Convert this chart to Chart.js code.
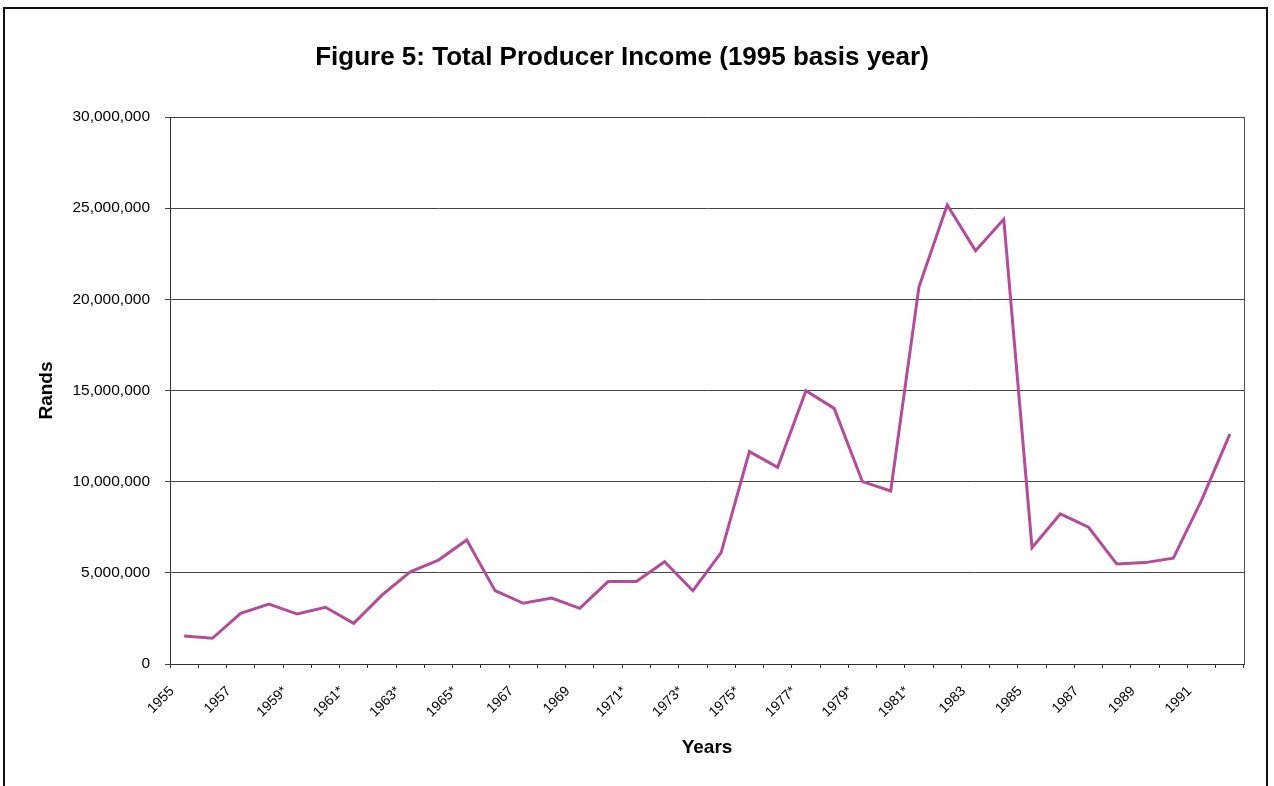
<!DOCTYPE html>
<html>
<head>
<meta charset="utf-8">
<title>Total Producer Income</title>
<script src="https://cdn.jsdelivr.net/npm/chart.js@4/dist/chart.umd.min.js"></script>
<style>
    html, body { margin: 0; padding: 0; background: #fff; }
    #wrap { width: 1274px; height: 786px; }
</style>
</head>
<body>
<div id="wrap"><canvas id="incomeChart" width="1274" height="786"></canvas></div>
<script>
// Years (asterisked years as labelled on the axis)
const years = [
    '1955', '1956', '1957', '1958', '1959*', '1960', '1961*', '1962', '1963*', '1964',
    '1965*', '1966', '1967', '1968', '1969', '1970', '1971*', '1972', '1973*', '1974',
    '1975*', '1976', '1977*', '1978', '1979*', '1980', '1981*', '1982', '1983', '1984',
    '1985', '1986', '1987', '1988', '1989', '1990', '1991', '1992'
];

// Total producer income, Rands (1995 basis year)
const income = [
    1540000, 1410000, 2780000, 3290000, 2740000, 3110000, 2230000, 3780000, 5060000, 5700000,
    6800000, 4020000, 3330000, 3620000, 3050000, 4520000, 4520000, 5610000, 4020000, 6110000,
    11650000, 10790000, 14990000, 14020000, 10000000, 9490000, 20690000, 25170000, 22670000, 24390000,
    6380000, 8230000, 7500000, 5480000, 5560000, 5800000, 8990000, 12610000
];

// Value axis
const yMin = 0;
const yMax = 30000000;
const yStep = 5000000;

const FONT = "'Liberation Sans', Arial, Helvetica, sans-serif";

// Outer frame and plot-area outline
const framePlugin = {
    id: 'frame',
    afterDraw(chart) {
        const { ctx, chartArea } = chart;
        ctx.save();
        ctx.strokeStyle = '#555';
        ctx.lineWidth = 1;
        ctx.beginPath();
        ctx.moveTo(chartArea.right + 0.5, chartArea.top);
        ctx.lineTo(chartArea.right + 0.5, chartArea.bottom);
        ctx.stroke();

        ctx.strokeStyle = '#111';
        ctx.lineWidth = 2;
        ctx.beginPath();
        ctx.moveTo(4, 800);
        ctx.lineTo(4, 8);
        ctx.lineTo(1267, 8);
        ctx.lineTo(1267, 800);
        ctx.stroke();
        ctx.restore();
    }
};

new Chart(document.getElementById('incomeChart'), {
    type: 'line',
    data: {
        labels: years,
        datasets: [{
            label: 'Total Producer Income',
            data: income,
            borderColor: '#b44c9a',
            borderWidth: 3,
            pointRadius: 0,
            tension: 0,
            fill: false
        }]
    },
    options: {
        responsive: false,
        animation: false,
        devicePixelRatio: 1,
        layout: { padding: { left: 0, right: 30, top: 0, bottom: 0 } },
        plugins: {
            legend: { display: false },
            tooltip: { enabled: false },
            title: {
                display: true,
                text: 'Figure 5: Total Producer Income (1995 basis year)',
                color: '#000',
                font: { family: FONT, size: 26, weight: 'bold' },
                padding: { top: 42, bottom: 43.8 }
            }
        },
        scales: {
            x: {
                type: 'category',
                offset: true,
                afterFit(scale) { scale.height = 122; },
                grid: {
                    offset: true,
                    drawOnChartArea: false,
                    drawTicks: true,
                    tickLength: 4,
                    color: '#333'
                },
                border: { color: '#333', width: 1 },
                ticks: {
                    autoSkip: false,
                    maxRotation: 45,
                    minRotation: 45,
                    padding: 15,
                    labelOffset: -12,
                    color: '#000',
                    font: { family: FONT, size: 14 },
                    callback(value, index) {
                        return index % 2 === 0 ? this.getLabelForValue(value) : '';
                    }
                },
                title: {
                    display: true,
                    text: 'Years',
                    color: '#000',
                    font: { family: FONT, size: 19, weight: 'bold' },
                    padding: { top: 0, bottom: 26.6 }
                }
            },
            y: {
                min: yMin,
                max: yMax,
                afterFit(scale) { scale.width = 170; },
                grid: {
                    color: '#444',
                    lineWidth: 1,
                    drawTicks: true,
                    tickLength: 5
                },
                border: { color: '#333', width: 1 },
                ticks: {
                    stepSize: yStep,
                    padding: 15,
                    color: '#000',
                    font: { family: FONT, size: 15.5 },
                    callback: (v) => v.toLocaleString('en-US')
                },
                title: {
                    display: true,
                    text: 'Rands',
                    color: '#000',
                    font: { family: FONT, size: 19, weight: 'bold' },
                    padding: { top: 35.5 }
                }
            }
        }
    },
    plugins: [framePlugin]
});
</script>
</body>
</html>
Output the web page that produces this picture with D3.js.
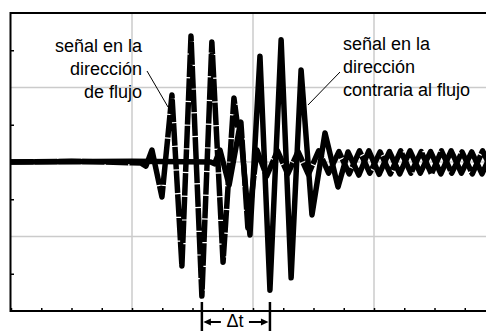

+ + + + +

## [Set task]
Leave images out of the retyped records; keep all else exact.

## [Solution for this task]
Convert this chart to Chart.js code.
<!DOCTYPE html>
<html>
<head>
<meta charset="utf-8">
<title>Total Producer Income</title>
<script src="https://cdn.jsdelivr.net/npm/chart.js@4/dist/chart.umd.min.js"></script>
<style>
    html, body { margin: 0; padding: 0; background: #fff; }
    #wrap { width: 1274px; height: 786px; }
</style>
</head>
<body>
<div id="wrap"><canvas id="incomeChart" width="1274" height="786"></canvas></div>
<script>
// Years (asterisked years as labelled on the axis)
const years = [
    '1955', '1956', '1957', '1958', '1959*', '1960', '1961*', '1962', '1963*', '1964',
    '1965*', '1966', '1967', '1968', '1969', '1970', '1971*', '1972', '1973*', '1974',
    '1975*', '1976', '1977*', '1978', '1979*', '1980', '1981*', '1982', '1983', '1984',
    '1985', '1986', '1987', '1988', '1989', '1990', '1991', '1992'
];

// Total producer income, Rands (1995 basis year)
const income = [
    1540000, 1410000, 2780000, 3290000, 2740000, 3110000, 2230000, 3780000, 5060000, 5700000,
    6800000, 4020000, 3330000, 3620000, 3050000, 4520000, 4520000, 5610000, 4020000, 6110000,
    11650000, 10790000, 14990000, 14020000, 10000000, 9490000, 20690000, 25170000, 22670000, 24390000,
    6380000, 8230000, 7500000, 5480000, 5560000, 5800000, 8990000, 12610000
];

// Value axis
const yMin = 0;
const yMax = 30000000;
const yStep = 5000000;

const FONT = "'Liberation Sans', Arial, Helvetica, sans-serif";

// Outer frame and plot-area outline
const framePlugin = {
    id: 'frame',
    afterDraw(chart) {
        const { ctx, chartArea } = chart;
        ctx.save();
        ctx.strokeStyle = '#555';
        ctx.lineWidth = 1;
        ctx.beginPath();
        ctx.moveTo(chartArea.right + 0.5, chartArea.top);
        ctx.lineTo(chartArea.right + 0.5, chartArea.bottom);
        ctx.stroke();

        ctx.strokeStyle = '#111';
        ctx.lineWidth = 2;
        ctx.beginPath();
        ctx.moveTo(4, 800);
        ctx.lineTo(4, 8);
        ctx.lineTo(1267, 8);
        ctx.lineTo(1267, 800);
        ctx.stroke();
        ctx.restore();
    }
};

new Chart(document.getElementById('incomeChart'), {
    type: 'line',
    data: {
        labels: years,
        datasets: [{
            label: 'Total Producer Income',
            data: income,
            borderColor: '#b44c9a',
            borderWidth: 3,
            pointRadius: 0,
            tension: 0,
            fill: false
        }]
    },
    options: {
        responsive: false,
        animation: false,
        devicePixelRatio: 1,
        layout: { padding: { left: 0, right: 30, top: 0, bottom: 0 } },
        plugins: {
            legend: { display: false },
            tooltip: { enabled: false },
            title: {
                display: true,
                text: 'Figure 5: Total Producer Income (1995 basis year)',
                color: '#000',
                font: { family: FONT, size: 26, weight: 'bold' },
                padding: { top: 42, bottom: 43.8 }
            }
        },
        scales: {
            x: {
                type: 'category',
                offset: true,
                afterFit(scale) { scale.height = 122; },
                grid: {
                    offset: true,
                    drawOnChartArea: false,
                    drawTicks: true,
                    tickLength: 4,
                    color: '#333'
                },
                border: { color: '#333', width: 1 },
                ticks: {
                    autoSkip: false,
                    maxRotation: 45,
                    minRotation: 45,
                    padding: 15,
                    labelOffset: -12,
                    color: '#000',
                    font: { family: FONT, size: 14 },
                    callback(value, index) {
                        return index % 2 === 0 ? this.getLabelForValue(value) : '';
                    }
                },
                title: {
                    display: true,
                    text: 'Years',
                    color: '#000',
                    font: { family: FONT, size: 19, weight: 'bold' },
                    padding: { top: 0, bottom: 26.6 }
                }
            },
            y: {
                min: yMin,
                max: yMax,
                afterFit(scale) { scale.width = 170; },
                grid: {
                    color: '#444',
                    lineWidth: 1,
                    drawTicks: true,
                    tickLength: 5
                },
                border: { color: '#333', width: 1 },
                ticks: {
                    stepSize: yStep,
                    padding: 15,
                    color: '#000',
                    font: { family: FONT, size: 15.5 },
                    callback: (v) => v.toLocaleString('en-US')
                },
                title: {
                    display: true,
                    text: 'Rands',
                    color: '#000',
                    font: { family: FONT, size: 19, weight: 'bold' },
                    padding: { top: 35.5 }
                }
            }
        }
    },
    plugins: [framePlugin]
});
</script>
</body>
</html>
Output the web page that produces this picture with D3.js.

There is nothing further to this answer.